Childhood obesity is a problem of epidemic proportions in Alabama. But through a revolutionized approach to physical education, a six-time world champion athlete and former stuntwoman may have just figured out a solution.
In 2002, Christy Swaid founded HEAL (Healthy Eating Active Living), a Birmingham-based organization that seeks to revolutionize the physical education curriculum found in U.S. elementary schools. Through HEAL, standard gym time becomes a personal training experience.
And of all people, Swaid has a lot of experience on the topic. As a six-time professional watercraft racing champion and former stuntwoman and a mother of two, HEAL has become a means of bridging her two passions: fitness and the health and well-being of her children.

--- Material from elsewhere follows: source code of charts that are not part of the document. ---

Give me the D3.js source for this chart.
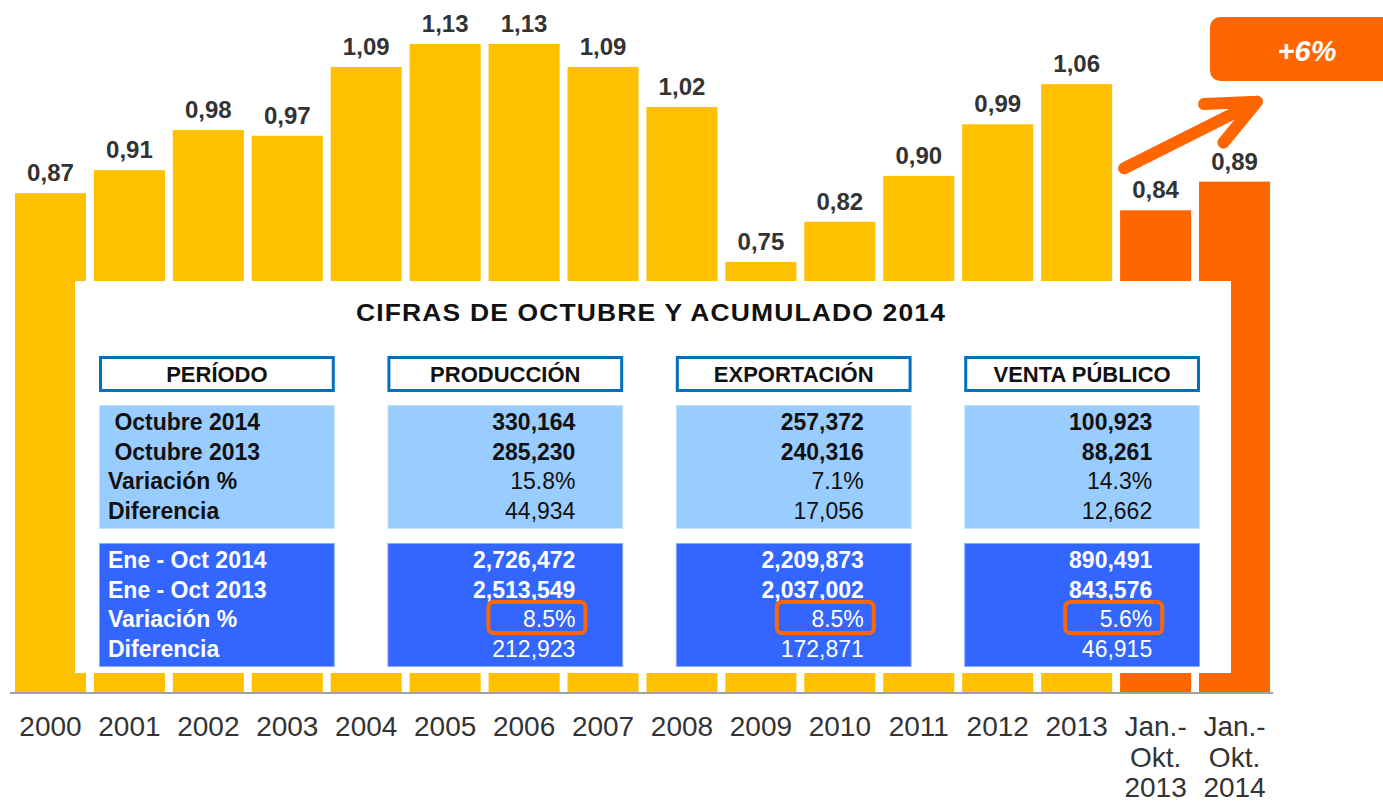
<!DOCTYPE html>
<html>
<head>
<meta charset="utf-8">
<script src="https://cdn.jsdelivr.net/npm/d3@7"></script>
<style>
  body { margin: 0; background: #fff; }
  svg { display: block; font-family: "Liberation Sans", Arial, sans-serif; }
  text { white-space: pre; }
</style>
</head>
<body>
<svg id="chart" width="1383" height="802"></svg>
<script>
// bar data (millions of units)
const categories = ["2000","2001","2002","2003","2004","2005","2006","2007","2008","2009","2010","2011","2012","2013","Jan.-\nOkt.\n2013","Jan.-\nOkt.\n2014"];
const values = [0.87,0.91,0.98,0.97,1.09,1.13,1.13,1.09,1.02,0.75,0.82,0.90,0.99,1.06,0.84,0.89];

// table data
const tableTitle = "CIFRAS DE OCTUBRE Y ACUMULADO 2014";
const columnHeaders = ["PERÍODO","PRODUCCIÓN","EXPORTACIÓN","VENTA PÚBLICO"];
const monthLabels = [" Octubre 2014"," Octubre 2013","Variación %","Diferencia"];
const ytdLabels = ["Ene - Oct 2014","Ene - Oct 2013","Variación %","Diferencia"];
const monthProduccion = ["330,164","285,230","15.8%","44,934"];
const monthExportacion = ["257,372","240,316","7.1%","17,056"];
const monthVenta = ["100,923","88,261","14.3%","12,662"];
const ytdProduccion = ["2,726,472","2,513,549","8.5%","212,923"];
const ytdExportacion = ["2,209,873","2,037,002","8.5%","172,871"];
const ytdVenta = ["890,491","843,576","5.6%","46,915"];

const yellow = "#FFC000", orange = "#FF6600";
const svg = d3.select("#chart");

var x = d3.scaleBand()
    .domain(categories)
    .range([11, 1274])
    .paddingInner(0.1)
    .paddingOuter(0.05);
var y = d3.scaleLinear()
    .domain([0, 1.13])
    .range([692, 44]);

const isYtd = d => d.startsWith("Jan");

// bars
svg.append("g")
  .selectAll("rect")
  .data(categories)
  .enter().append("rect")
    .attr("x", d => x(d))
    .attr("width", x.bandwidth())
    .attr("y", (d, i) => y(values[i]))
    .attr("height", (d, i) => y(0) - y(values[i]))
    .attr("fill", d => isYtd(d) ? orange : yellow);

// white panel covering the bars
svg.append("rect")
    .attr("x", 75).attr("y", 281)
    .attr("width", 1156).attr("height", 392)
    .attr("fill", "#fff");

// baseline
svg.append("line")
    .attr("x1", 10).attr("x2", 1273)
    .attr("y1", y(0) + 1).attr("y2", y(0) + 1)
    .attr("stroke", "#a0a0a0").attr("stroke-width", 2);

// value labels
svg.append("g")
  .selectAll("text")
  .data(categories)
  .enter().append("text")
    .attr("x", d => x(d) + x.bandwidth() / 2)
    .attr("y", (d, i) => y(values[i]) - 12)
    .attr("text-anchor", "middle")
    .style("font-size", "24px")
    .style("font-weight", "bold")
    .style("fill", "#333")
    .text((d, i) => values[i].toFixed(2).replace(".", ","));

// x axis labels
var xl = svg.append("g")
  .selectAll("text")
  .data(categories)
  .enter().append("text")
    .attr("text-anchor", "middle")
    .style("font-size", "28px")
    .style("fill", "#333");
xl.selectAll("tspan")
  .data(d => d.split("\n").map(t => ({t: t, c: d})))
  .enter().append("tspan")
    .attr("x", d => x(d.c) + x.bandwidth() / 2)
    .attr("y", (d, i) => 736 + i * 30.5)
    .text(d => d.t);

// table
var col = d3.scaleBand()
    .domain(columnHeaders)
    .range([99, 1200])
    .paddingInner(0.1825);
const monthCols = [monthLabels, monthProduccion, monthExportacion, monthVenta];
const ytdCols = [ytdLabels, ytdProduccion, ytdExportacion, ytdVenta];

svg.append("text")
    .attr("x", 356).attr("y", 321)
    .attr("textLength", 590)
    .attr("lengthAdjust", "spacingAndGlyphs")
    .style("font-size", "23px")
    .style("font-weight", "bold")
    .style("letter-spacing", "1px")
    .style("fill", "#111")
    .text(tableTitle);

var heads = svg.append("g").selectAll("g")
  .data(columnHeaders).enter().append("g");
heads.append("rect")
    .attr("x", d => col(d) + 1.5).attr("y", 357.5)
    .attr("width", col.bandwidth() - 3).attr("height", 33)
    .attr("fill", "#fff")
    .attr("stroke", "#0070C0").attr("stroke-width", 3);
heads.append("text")
    .attr("x", d => col(d) + col.bandwidth() / 2)
    .attr("y", 382)
    .attr("text-anchor", "middle")
    .style("font-size", "22px")
    .style("font-weight", "bold")
    .style("fill", "#111")
    .text(d => d);

function block(cols, top, fill, stroke, color) {
  var g = svg.append("g");
  g.selectAll("rect")
    .data(columnHeaders).enter().append("rect")
      .attr("x", d => col(d) + 0.5).attr("y", top + 0.5)
      .attr("width", col.bandwidth() - 1).attr("height", 123)
      .attr("fill", fill).attr("stroke", stroke);
  cols.forEach((rows, c) => {
    var left = col(columnHeaders[c]);
    g.append("g").selectAll("text")
      .data(rows).enter().append("text")
        .attr("x", c === 0 ? left + 9 : left + 188)
        .attr("y", (d, i) => top + 25 + i * 29.5)
        .attr("text-anchor", c === 0 ? "start" : "end")
        .style("font-size", "23px")
        .style("font-weight", (d, i) => (c === 0 || i < 2) ? "bold" : "normal")
        .style("fill", color)
        .text(d => d);
  });
  return g;
}
block(monthCols, 405, "#99CCFF", "#c4e2ff", "#111");
var ytd = block(ytdCols, 543, "#3366FF", "#8ea8ff", "#fff");

// highlight the year-to-date variation
ytd.selectAll(".hl")
  .data(columnHeaders.slice(1)).enter().append("rect")
    .attr("x", d => col(d) + 101).attr("y", 543 + 25 + 2 * 29.5 - 25)
    .attr("width", 97).attr("height", 31)
    .attr("rx", 5)
    .attr("fill", "none")
    .attr("stroke", orange).attr("stroke-width", 4);

// growth arrow
const a = categories[14], b = categories[15];
const x0 = x(a) + 4, y0 = y(values[14]) - 42;
const x1 = x(b) + 58, y1 = y(values[15]) - 80;
const ang = Math.atan2(y0 - y1, x0 - x1);
const arm = 53, spread = 0.42;
svg.append("path")
    .attr("d", `M${x0},${y0}L${x1},${y1}` +
      `M${x1 + arm * Math.cos(ang - spread)},${y1 + arm * Math.sin(ang - spread)}L${x1},${y1}` +
      `L${x1 + arm * Math.cos(ang + spread)},${y1 + arm * Math.sin(ang + spread)}`)
    .attr("fill", "none")
    .attr("stroke", orange)
    .attr("stroke-width", 12)
    .attr("stroke-linecap", "round")
    .attr("stroke-linejoin", "round");

// growth badge
const growth = Math.round((values[15] / values[14] - 1) * 100);
svg.append("rect")
    .attr("x", 1210).attr("y", 17)
    .attr("width", 190).attr("height", 64)
    .attr("rx", 10)
    .attr("fill", orange);
svg.append("text")
    .attr("x", 1307).attr("y", 61)
    .attr("text-anchor", "middle")
    .style("font-size", "29px")
    .style("font-weight", "bold")
    .style("font-style", "italic")
    .style("fill", "#fff")
    .text("+" + growth + "%");
</script>
</body>
</html>
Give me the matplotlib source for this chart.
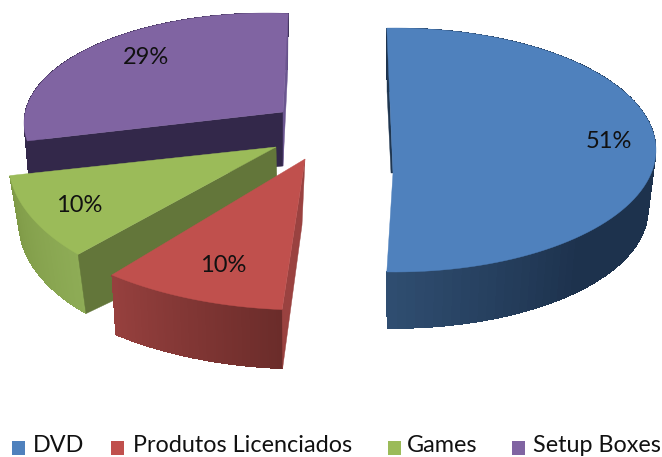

“HEAL is a spin-off of trying to be good at being a mother, which is the toughest extreme sport I think I’ve ever engaged in and the most fun,” she told AL.com.
Once the organization took off, HEAL began a pilot program in 10 elementary schools. According to the website, approximately 75% of the children who participated improved their fitness and a staggering 100% were making healthier eating choices.
Now, HEAL operates in more than 95 Alabama schools, serving more than 17,500 students. While HEAL is meant to provide a solid and formative foundation for healthy living, it’s also meant to be fun for the kids, helping them to achieve the CDC recommended 60 minutes of activity a day through lifestyle changing instruction. Through HEAL, physical education teachers are trained on a number of facets of the curriculum, including health education, physical education, nutrition services, health promotion for staff, and family involvement.
And so far, HEAL’s success has not gone unnoticed.
“HEAL is a valuable tool for schools in Alabama that helps all students to enjoy physical activity, learn healthy food habits, and gain self confidence,” said Molly Killman, director of nutrition and physical activity for the Alabama Department of public health.